↓

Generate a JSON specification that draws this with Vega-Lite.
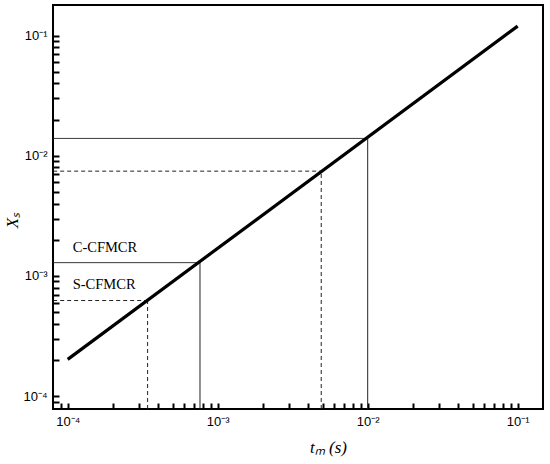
{
  "$schema": "https://vega.github.io/schema/vega-lite/v6.json",
  "width": 490,
  "height": 404,
  "autosize": {"type": "none"},
  "padding": {"left": 53, "top": 5, "right": 7, "bottom": 55},
  "background": "white",
  "config": {
    "view": {"stroke": "black", "strokeWidth": 2},
    "axisY": {"ticks": true, "tickOpacity": 1, "tickColor": "black", "tickWidth": 2, "tickSize": -6},
    "axisLeft": {"ticks": true, "tickOpacity": 1, "tickColor": "black", "tickWidth": 2, "tickSize": -6}
  },
  "datasets": {
    "curve": [
      {"tm": 0.0001, "xs": 0.000202},
      {"tm": 0.1, "xs": 0.12}
    ],
    "refs": [
      {"x1": 0.00008, "x2": 0.01, "y1": 0.01395, "y2": 0.01395, "kind": "C-CFMCR"},
      {"x1": 0.01, "x2": 0.01, "y1": 0.000078, "y2": 0.01395, "kind": "C-CFMCR"},
      {"x1": 0.00008, "x2": 0.0049, "y1": 0.00745, "y2": 0.00745, "kind": "S-CFMCR"},
      {"x1": 0.0049, "x2": 0.0049, "y1": 0.000078, "y2": 0.00745, "kind": "S-CFMCR"},
      {"x1": 0.00008, "x2": 0.000762, "y1": 0.00129, "y2": 0.00129, "kind": "C-CFMCR"},
      {"x1": 0.000762, "x2": 0.000762, "y1": 0.000078, "y2": 0.00129, "kind": "C-CFMCR"},
      {"x1": 0.00008, "x2": 0.000341, "y1": 0.000624, "y2": 0.000624, "kind": "S-CFMCR"},
      {"x1": 0.000341, "x2": 0.000341, "y1": 0.000078, "y2": 0.000624, "kind": "S-CFMCR"}
    ],
    "labels": [
      {"tm": 0.000108, "xs": 0.00157, "text": "C-CFMCR"},
      {"tm": 0.000108, "xs": 0.000775, "text": "S-CFMCR"}
    ]
  },
  "layer": [
    {
      "data": {"name": "refs"},
      "mark": {"type": "rule", "color": "#222", "strokeWidth": 1},
      "encoding": {
        "x": {
          "field": "x1", "type": "quantitative",
          "scale": {"type": "log", "domain": [0.0000798, 0.1475], "nice": false},
          "axis": {
            "grid": false,
            "domain": false,
            "title": "tₘ (s)",
            "titleFont": "Liberation Serif",
            "titleFontStyle": "italic",
            "titleFontWeight": "normal",
            "titleFontSize": 17,
            "titleColor": "black",
            "titleX": 275, "titleY": 43, "titleAlign": "center", "titleBaseline": "alphabetic",
            "values": [0.00009, 0.0001, 0.0002, 0.0003, 0.0004, 0.0005, 0.0006, 0.0007, 0.0008, 0.0009, 0.001, 0.002, 0.003, 0.004, 0.005, 0.006, 0.007, 0.008, 0.009, 0.01, 0.02, 0.03, 0.04, 0.05, 0.06, 0.07, 0.08, 0.09, 0.1],
            "ticks": true,
            "tickColor": "black",
            "tickOpacity": 1,
            "tickWidth": 2,
            "tickSize": -6,
            "labelFont": "Liberation Sans",
            "labelFontSize": 13,
            "labelColor": "black",
            "labelPadding": 12,
            "labelExpr": "abs(log(datum.value)/LN10 - round(log(datum.value)/LN10)) > 0.001 ? '' : (round(log(datum.value)/LN10) == -1 ? '10⁻¹' : round(log(datum.value)/LN10) == -2 ? '10⁻²' : round(log(datum.value)/LN10) == -3 ? '10⁻³' : '10⁻⁴')"
          }
        },
        "x2": {"field": "x2"},
        "y": {
          "field": "y1", "type": "quantitative",
          "scale": {"type": "log", "domain": [0.000078, 0.18], "nice": false},
          "axis": {
            "orient": "left",
            "grid": false,
            "domain": false,
            "title": "Xₛ",
            "titleFont": "Liberation Serif",
            "titleFontStyle": "italic",
            "titleFontWeight": "normal",
            "titleFontSize": 17,
            "titleColor": "black",
            "titleX": -41, "titleY": 215, "titleAngle": 270, "titleAlign": "center", "titleBaseline": "middle",
            "values": [0.00009, 0.0001, 0.0002, 0.0003, 0.0004, 0.0005, 0.0006, 0.0007, 0.0008, 0.0009, 0.001, 0.002, 0.003, 0.004, 0.005, 0.006, 0.007, 0.008, 0.009, 0.01, 0.02, 0.03, 0.04, 0.05, 0.06, 0.07, 0.08, 0.09, 0.1],
            "ticks": true,
            "tickColor": "black",
            "tickOpacity": 1,
            "tickWidth": 2,
            "tickSize": -6,
            "labelFont": "Liberation Sans",
            "labelFontSize": 13,
            "labelColor": "black",
            "labelPadding": 12,
            "labelExpr": "abs(log(datum.value)/LN10 - round(log(datum.value)/LN10)) > 0.001 ? '' : (round(log(datum.value)/LN10) == -1 ? '10⁻¹' : round(log(datum.value)/LN10) == -2 ? '10⁻²' : round(log(datum.value)/LN10) == -3 ? '10⁻³' : '10⁻⁴')"
          }
        },
        "y2": {"field": "y2"},
        "strokeDash": {
          "field": "kind", "type": "nominal",
          "scale": {"domain": ["C-CFMCR", "S-CFMCR"], "range": [[1, 0], [4, 3]]},
          "legend": null
        }
      }
    },
    {
      "data": {"name": "curve"},
      "mark": {"type": "line", "color": "black", "strokeWidth": 3.2},
      "encoding": {
        "x": {"field": "tm", "type": "quantitative"},
        "y": {"field": "xs", "type": "quantitative"}
      }
    },
    {
      "data": {"name": "labels"},
      "mark": {"type": "text", "align": "left", "baseline": "alphabetic", "font": "Liberation Serif", "fontSize": 14.5, "color": "black"},
      "encoding": {
        "x": {"field": "tm", "type": "quantitative"},
        "y": {"field": "xs", "type": "quantitative"},
        "text": {"field": "text"}
      }
    }
  ]
}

↑

** What to produce **
Repeat the listing above exactly, with no pictures.

** Written answer **
Generate a JSON specification that draws this with Vega-Lite.
{
  "$schema": "https://vega.github.io/schema/vega-lite/v6.json",
  "width": 490,
  "height": 404,
  "autosize": {"type": "none"},
  "padding": {"left": 53, "top": 5, "right": 7, "bottom": 55},
  "background": "white",
  "config": {
    "view": {"stroke": "black", "strokeWidth": 2},
    "axisY": {"ticks": true, "tickOpacity": 1, "tickColor": "black", "tickWidth": 2, "tickSize": -6},
    "axisLeft": {"ticks": true, "tickOpacity": 1, "tickColor": "black", "tickWidth": 2, "tickSize": -6}
  },
  "datasets": {
    "curve": [
      {"tm": 0.0001, "xs": 0.000202},
      {"tm": 0.1, "xs": 0.12}
    ],
    "refs": [
      {"x1": 0.00008, "x2": 0.01, "y1": 0.01395, "y2": 0.01395, "kind": "C-CFMCR"},
      {"x1": 0.01, "x2": 0.01, "y1": 0.000078, "y2": 0.01395, "kind": "C-CFMCR"},
      {"x1": 0.00008, "x2": 0.0049, "y1": 0.00745, "y2": 0.00745, "kind": "S-CFMCR"},
      {"x1": 0.0049, "x2": 0.0049, "y1": 0.000078, "y2": 0.00745, "kind": "S-CFMCR"},
      {"x1": 0.00008, "x2": 0.000762, "y1": 0.00129, "y2": 0.00129, "kind": "C-CFMCR"},
      {"x1": 0.000762, "x2": 0.000762, "y1": 0.000078, "y2": 0.00129, "kind": "C-CFMCR"},
      {"x1": 0.00008, "x2": 0.000341, "y1": 0.000624, "y2": 0.000624, "kind": "S-CFMCR"},
      {"x1": 0.000341, "x2": 0.000341, "y1": 0.000078, "y2": 0.000624, "kind": "S-CFMCR"}
    ],
    "labels": [
      {"tm": 0.000108, "xs": 0.00157, "text": "C-CFMCR"},
      {"tm": 0.000108, "xs": 0.000775, "text": "S-CFMCR"}
    ]
  },
  "layer": [
    {
      "data": {"name": "refs"},
      "mark": {"type": "rule", "color": "#222", "strokeWidth": 1},
      "encoding": {
        "x": {
          "field": "x1", "type": "quantitative",
          "scale": {"type": "log", "domain": [0.0000798, 0.1475], "nice": false},
          "axis": {
            "grid": false,
            "domain": false,
            "title": "tₘ (s)",
            "titleFont": "Liberation Serif",
            "titleFontStyle": "italic",
            "titleFontWeight": "normal",
            "titleFontSize": 17,
            "titleColor": "black",
            "titleX": 275, "titleY": 43, "titleAlign": "center", "titleBaseline": "alphabetic",
            "values": [0.00009, 0.0001, 0.0002, 0.0003, 0.0004, 0.0005, 0.0006, 0.0007, 0.0008, 0.0009, 0.001, 0.002, 0.003, 0.004, 0.005, 0.006, 0.007, 0.008, 0.009, 0.01, 0.02, 0.03, 0.04, 0.05, 0.06, 0.07, 0.08, 0.09, 0.1],
            "ticks": true,
            "tickColor": "black",
            "tickOpacity": 1,
            "tickWidth": 2,
            "tickSize": -6,
            "labelFont": "Liberation Sans",
            "labelFontSize": 13,
            "labelColor": "black",
            "labelPadding": 12,
            "labelExpr": "abs(log(datum.value)/LN10 - round(log(datum.value)/LN10)) > 0.001 ? '' : (round(log(datum.value)/LN10) == -1 ? '10⁻¹' : round(log(datum.value)/LN10) == -2 ? '10⁻²' : round(log(datum.value)/LN10) == -3 ? '10⁻³' : '10⁻⁴')"
          }
        },
        "x2": {"field": "x2"},
        "y": {
          "field": "y1", "type": "quantitative",
          "scale": {"type": "log", "domain": [0.000078, 0.18], "nice": false},
          "axis": {
            "orient": "left",
            "grid": false,
            "domain": false,
            "title": "Xₛ",
            "titleFont": "Liberation Serif",
            "titleFontStyle": "italic",
            "titleFontWeight": "normal",
            "titleFontSize": 17,
            "titleColor": "black",
            "titleX": -41, "titleY": 215, "titleAngle": 270, "titleAlign": "center", "titleBaseline": "middle",
            "values": [0.00009, 0.0001, 0.0002, 0.0003, 0.0004, 0.0005, 0.0006, 0.0007, 0.0008, 0.0009, 0.001, 0.002, 0.003, 0.004, 0.005, 0.006, 0.007, 0.008, 0.009, 0.01, 0.02, 0.03, 0.04, 0.05, 0.06, 0.07, 0.08, 0.09, 0.1],
            "ticks": true,
            "tickColor": "black",
            "tickOpacity": 1,
            "tickWidth": 2,
            "tickSize": -6,
            "labelFont": "Liberation Sans",
            "labelFontSize": 13,
            "labelColor": "black",
            "labelPadding": 12,
            "labelExpr": "abs(log(datum.value)/LN10 - round(log(datum.value)/LN10)) > 0.001 ? '' : (round(log(datum.value)/LN10) == -1 ? '10⁻¹' : round(log(datum.value)/LN10) == -2 ? '10⁻²' : round(log(datum.value)/LN10) == -3 ? '10⁻³' : '10⁻⁴')"
          }
        },
        "y2": {"field": "y2"},
        "strokeDash": {
          "field": "kind", "type": "nominal",
          "scale": {"domain": ["C-CFMCR", "S-CFMCR"], "range": [[1, 0], [4, 3]]},
          "legend": null
        }
      }
    },
    {
      "data": {"name": "curve"},
      "mark": {"type": "line", "color": "black", "strokeWidth": 3.2},
      "encoding": {
        "x": {"field": "tm", "type": "quantitative"},
        "y": {"field": "xs", "type": "quantitative"}
      }
    },
    {
      "data": {"name": "labels"},
      "mark": {"type": "text", "align": "left", "baseline": "alphabetic", "font": "Liberation Serif", "fontSize": 14.5, "color": "black"},
      "encoding": {
        "x": {"field": "tm", "type": "quantitative"},
        "y": {"field": "xs", "type": "quantitative"},
        "text": {"field": "text"}
      }
    }
  ]
}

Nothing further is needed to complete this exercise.